---------- SUPPLIED INFORMATION

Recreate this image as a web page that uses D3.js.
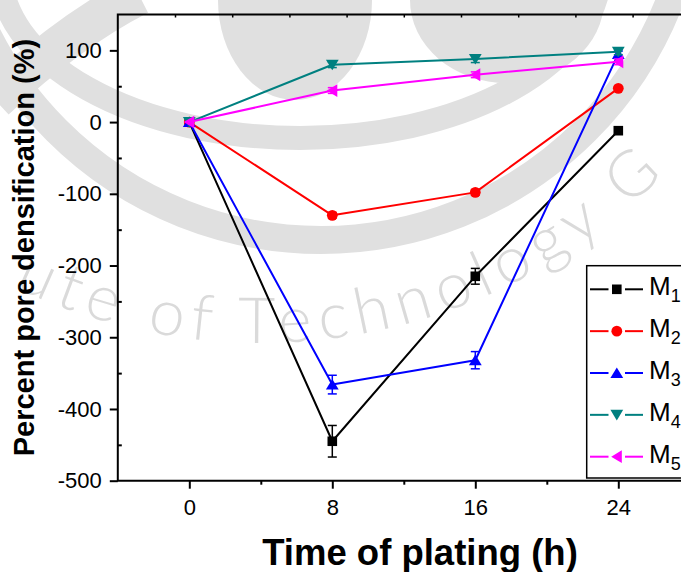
<!DOCTYPE html>
<html>
<head>
<meta charset="utf-8">
<script src="https://cdn.jsdelivr.net/npm/d3@7"></script>
<style>
  html, body { margin: 0; padding: 0; background: #fff; }
  svg { display: block; font-family: "Liberation Sans", Arial, sans-serif; }
</style>
</head>
<body>
<svg id="chart" width="681" height="572"></svg>
<script>
// Plating time (h) and percent pore densification for each sample
const times = [0, 8, 16, 24];
const seriesNames = ["M1", "M2", "M3", "M4", "M5"];
const m1 = [0, -445, -215, -12];
const m2 = [0, -130, -98, 47];
const m3 = [0, -366, -332, 95];
const m4 = [0, 80, 88, 98];
const m5 = [0, 44, 66, 84];
const m1Err = [0, 22, 11, 0];
const m2Err = [0, 4, 4, 0];
const m3Err = [0, 13, 12, 4];
const m4Err = [0, 4, 5, 4];
const m5Err = [0, 4, 4, 4];

const xTicks = [0, 8, 16, 24];
const xMinorTicks = [4, 12, 20];
const yTicks = [-500, -400, -300, -200, -100, 0, 100];
const yMinorTicks = [-450, -350, -250, -150, -50, 50];
const xDomain = [-4, 28];
const yDomain = [-500, 150];

const colors = ["#000000", "#ff0000", "#0000ff", "#008080", "#ff00ff"];
const symbolKinds = ["square", "circle", "up", "down", "left"];

const series = seriesNames.map((name, i) => ({
  name,
  values: [m1, m2, m3, m4, m5][i],
  errors: [m1Err, m2Err, m3Err, m4Err, m5Err][i],
  color: colors[i],
  kind: symbolKinds[i]
}));

const svg = d3.select("#chart");
const W = 681, H = 572;
const plot = { left: 117.8, right: 689.8, top: 14.5, bottom: 480.7 };

const x = d3.scaleLinear().domain(xDomain).range([plot.left, plot.right]);
const y = d3.scaleLinear().domain(yDomain).range([plot.bottom, plot.top]);

svg.append("rect").attr("width", W).attr("height", H).attr("fill", "#fff");

// ---- faint institutional watermark behind the figure ----
const wm = svg.append("g").attr("class", "watermark");
const wmGrey = "#e0e0e0";
wm.append("circle").attr("cx", 321).attr("cy", -134).attr("r", 374)
  .attr("fill", "none").attr("stroke", wmGrey).attr("stroke-width", 28);
wm.append("ellipse").attr("cx", 300).attr("cy", -30).attr("rx", 300).attr("ry", 168)
  .attr("fill", "none").attr("stroke", wmGrey).attr("stroke-width", 24);
wm.append("path").attr("d", "M139,-5Q70,30 -5,100")
  .attr("fill", "none").attr("stroke", wmGrey).attr("stroke-width", 40);
wm.append("ellipse").attr("cx", 295).attr("cy", 0).attr("rx", 77).attr("ry", 100)
  .attr("fill", wmGrey);
wm.append("ellipse").attr("cx", 507).attr("cy", 0).attr("rx", 97).attr("ry", 83)
  .attr("fill", wmGrey);

// curved lettering, one glyph at a time along a circle
const wmArc = { cx: 260, cy: -225, r: 568 };
const wmString = "Institute of Technology Gandhinagar";
const wmFontFamily = "Lato, 'Open Sans', sans-serif";
const wmFontSize = 64;
const probe = wm.append("text")
  .attr("font-family", wmFontFamily).attr("font-weight", 300).attr("font-size", wmFontSize)
  .attr("x", -2000).attr("y", -2000).text(wmString);
const chars = [...wmString];
const adv = chars.map((c, i) => probe.node().getSubStringLength(i, 1));
probe.remove();
const iStart = 10, iG = 24;
const thStart = 101.5 * Math.PI / 180, thG = 49.5 * Math.PI / 180;
const natural = d3.sum(adv.slice(iStart, iG));
const spacing = (wmArc.r * (thStart - thG) - natural) / (iG - iStart);
const pos = new Array(chars.length);
pos[iStart] = 0;
for (let i = iStart + 1; i < chars.length; i++) pos[i] = pos[i - 1] + adv[i - 1] + spacing;
for (let i = iStart - 1; i >= 0; i--) pos[i] = pos[i + 1] - adv[i] - spacing;
chars.forEach((c, i) => {
  if (c === " ") return;
  const th = thStart - (pos[i] + adv[i] / 2) / wmArc.r;
  const bx = wmArc.cx + wmArc.r * Math.cos(th), by = wmArc.cy + wmArc.r * Math.sin(th);
  const mx = wmArc.cx + (wmArc.r - 22) * Math.cos(th);
  if (mx < 8 || mx > 660) return;
  wm.append("text")
    .attr("font-family", wmFontFamily).attr("font-weight", 300).attr("font-size", wmFontSize)
    .attr("fill", "#dadada").attr("text-anchor", "middle")
    .attr("transform", `translate(${bx},${by}) rotate(${th * 180 / Math.PI - 90})`)
    .text(c);
});

// ---- axes ----
const axisG = svg.append("g");
const fontTick = 22;
const fmt = (d) => String(d);

const yAxis = d3.axisLeft(y).tickValues(yTicks).tickFormat(fmt).tickSize(8).tickPadding(8).tickSizeOuter(0);
const gy = axisG.append("g").attr("transform", `translate(${plot.left},0)`).call(yAxis);
gy.select(".domain").remove();
gy.selectAll(".tick line").attr("stroke", "#000").attr("stroke-width", 2);
gy.selectAll("text").attr("font-size", fontTick).attr("font-family", "Liberation Sans, Arial, sans-serif").attr("fill", "#000");

const yMinor = d3.axisLeft(y).tickValues(yMinorTicks).tickSize(-4).tickFormat("").tickSizeOuter(0);
const gym = axisG.append("g").attr("transform", `translate(${plot.left},0)`).call(yMinor);
gym.select(".domain").remove();
gym.selectAll(".tick line").attr("stroke", "#000").attr("stroke-width", 2);

const xAxis = d3.axisBottom(x).tickValues(xTicks).tickFormat(fmt).tickSize(8).tickPadding(11).tickSizeOuter(0);
const gx = axisG.append("g").attr("transform", `translate(0,${plot.bottom})`).call(xAxis);
gx.select(".domain").remove();
gx.selectAll(".tick line").attr("stroke", "#000").attr("stroke-width", 2);
gx.selectAll("text").attr("font-size", fontTick).attr("font-family", "Liberation Sans, Arial, sans-serif").attr("fill", "#000");

const xMinor = d3.axisBottom(x).tickValues(xMinorTicks).tickSize(4).tickFormat("").tickSizeOuter(0);
const gxm = axisG.append("g").attr("transform", `translate(0,${plot.bottom})`).call(xMinor);
gxm.select(".domain").remove();
gxm.selectAll(".tick line").attr("stroke", "#000").attr("stroke-width", 2);

// top frame axis: unlabeled ticks at tenths of the span
const xTop = d3.scaleLinear().domain([0, 10]).range([plot.left, plot.right]);
const topAxis = d3.axisTop(xTop).tickValues(d3.range(1, 10)).tickSize(-3).tickFormat("").tickSizeOuter(0);
const gt = axisG.append("g").attr("transform", `translate(0,${plot.top})`).call(topAxis);
gt.select(".domain").remove();
gt.selectAll(".tick line").attr("stroke", "#000").attr("stroke-width", 1.5);

// frame lines
axisG.append("path")
  .attr("d", `M${plot.right},${plot.top}H${plot.left}V${plot.bottom}H${plot.right}`)
  .attr("fill", "none").attr("stroke", "#000").attr("stroke-width", 2);

// ---- titles ----
svg.append("text")
  .attr("transform", `translate(33.5,${(plot.top + plot.bottom) / 2}) rotate(-90)`)
  .attr("text-anchor", "middle")
  .attr("font-weight", "bold")
  .attr("font-size", 29)
  .text("Percent pore densification (%)");

svg.append("text")
  .attr("x", 420).attr("y", 565)
  .attr("text-anchor", "middle")
  .attr("font-weight", "bold")
  .attr("font-size", 36.5)
  .text("Time of plating (h)");

// ---- marker shapes ----
function markerPath(kind) {
  switch (kind) {
    case "square": return "M-4.8,-4.8H4.8V4.8H-4.8Z";
    case "circle": return d3.symbol(d3.symbolCircle, Math.PI * 5.4 * 5.4)();
    case "up": return "M0,-5.6L6.4,5H-6.4Z";
    case "down": return "M0,5.6L6.4,-5H-6.4Z";
    case "left": return "M-5.6,0L5,-6.4V6.4Z";
  }
}

// ---- series ----
const line = d3.line().x((d) => x(d.t)).y((d) => y(d.v));
const dataG = svg.append("g");
series.forEach((s) => {
  const pts = times.map((t, i) => ({ t, v: s.values[i], e: s.errors[i] }));
  const g = dataG.append("g");
  g.append("path").datum(pts).attr("d", line)
    .attr("fill", "none").attr("stroke", s.color).attr("stroke-width", 2)
    .attr("stroke-linejoin", "round");
  // error bars
  const eb = g.selectAll(".eb").data(pts.filter((d) => d.e > 0)).join("g");
  eb.append("line")
    .attr("x1", (d) => x(d.t)).attr("x2", (d) => x(d.t))
    .attr("y1", (d) => y(d.v - d.e)).attr("y2", (d) => y(d.v + d.e))
    .attr("stroke", s.color).attr("stroke-width", 1.5);
  [1, -1].forEach((sg) => {
    eb.append("line")
      .attr("x1", (d) => x(d.t) - 4.5).attr("x2", (d) => x(d.t) + 4.5)
      .attr("y1", (d) => y(d.v + sg * d.e)).attr("y2", (d) => y(d.v + sg * d.e))
      .attr("stroke", s.color).attr("stroke-width", 1.5);
  });
  g.selectAll(".mk").data(pts).join("path")
    .attr("transform", (d) => `translate(${x(d.t)},${y(d.v)})`)
    .attr("d", markerPath(s.kind))
    .attr("fill", s.color);
});

// ---- legend ----
const leg = svg.append("g");
const legBox = { x: 586.7, y: 265.7, w: 110, h: 212.3 };
leg.append("rect").attr("x", legBox.x).attr("y", legBox.y)
  .attr("width", legBox.w).attr("height", legBox.h)
  .attr("fill", "#fff").attr("stroke", "#000").attr("stroke-width", 1.5);
const rowY = d3.scalePoint().domain(seriesNames).range([289.3, 456.7]);
series.forEach((s) => {
  const ry = rowY(s.name);
  const r = leg.append("g");
  r.append("line").attr("x1", 590).attr("x2", 608.5).attr("y1", ry).attr("y2", ry)
    .attr("stroke", s.color).attr("stroke-width", 2);
  r.append("line").attr("x1", 625).attr("x2", 643).attr("y1", ry).attr("y2", ry)
    .attr("stroke", s.color).attr("stroke-width", 2);
  r.append("path").attr("transform", `translate(616.8,${ry})`)
    .attr("d", markerPath(s.kind)).attr("fill", s.color);
  const t = r.append("text").attr("x", 649).attr("y", ry + 6)
    .attr("font-size", 26).attr("fill", "#000");
  t.append("tspan").text(s.name.charAt(0));
  t.append("tspan").attr("dy", 7).attr("font-size", 18).text(s.name.slice(1));
});
</script>
</body>
</html>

--------------------

### WHAT TO WORK ON:
Only the lines from the start of the material through the line containing "const m5Err = [0, 4, 4, 4];" should be transcribed. Pictures stay out.

### TASK ANSWER:
Recreate this image as a web page that uses D3.js.
<!DOCTYPE html>
<html>
<head>
<meta charset="utf-8">
<script src="https://cdn.jsdelivr.net/npm/d3@7"></script>
<style>
  html, body { margin: 0; padding: 0; background: #fff; }
  svg { display: block; font-family: "Liberation Sans", Arial, sans-serif; }
</style>
</head>
<body>
<svg id="chart" width="681" height="572"></svg>
<script>
// Plating time (h) and percent pore densification for each sample
const times = [0, 8, 16, 24];
const seriesNames = ["M1", "M2", "M3", "M4", "M5"];
const m1 = [0, -445, -215, -12];
const m2 = [0, -130, -98, 47];
const m3 = [0, -366, -332, 95];
const m4 = [0, 80, 88, 98];
const m5 = [0, 44, 66, 84];
const m1Err = [0, 22, 11, 0];
const m2Err = [0, 4, 4, 0];
const m3Err = [0, 13, 12, 4];
const m4Err = [0, 4, 5, 4];
const m5Err = [0, 4, 4, 4];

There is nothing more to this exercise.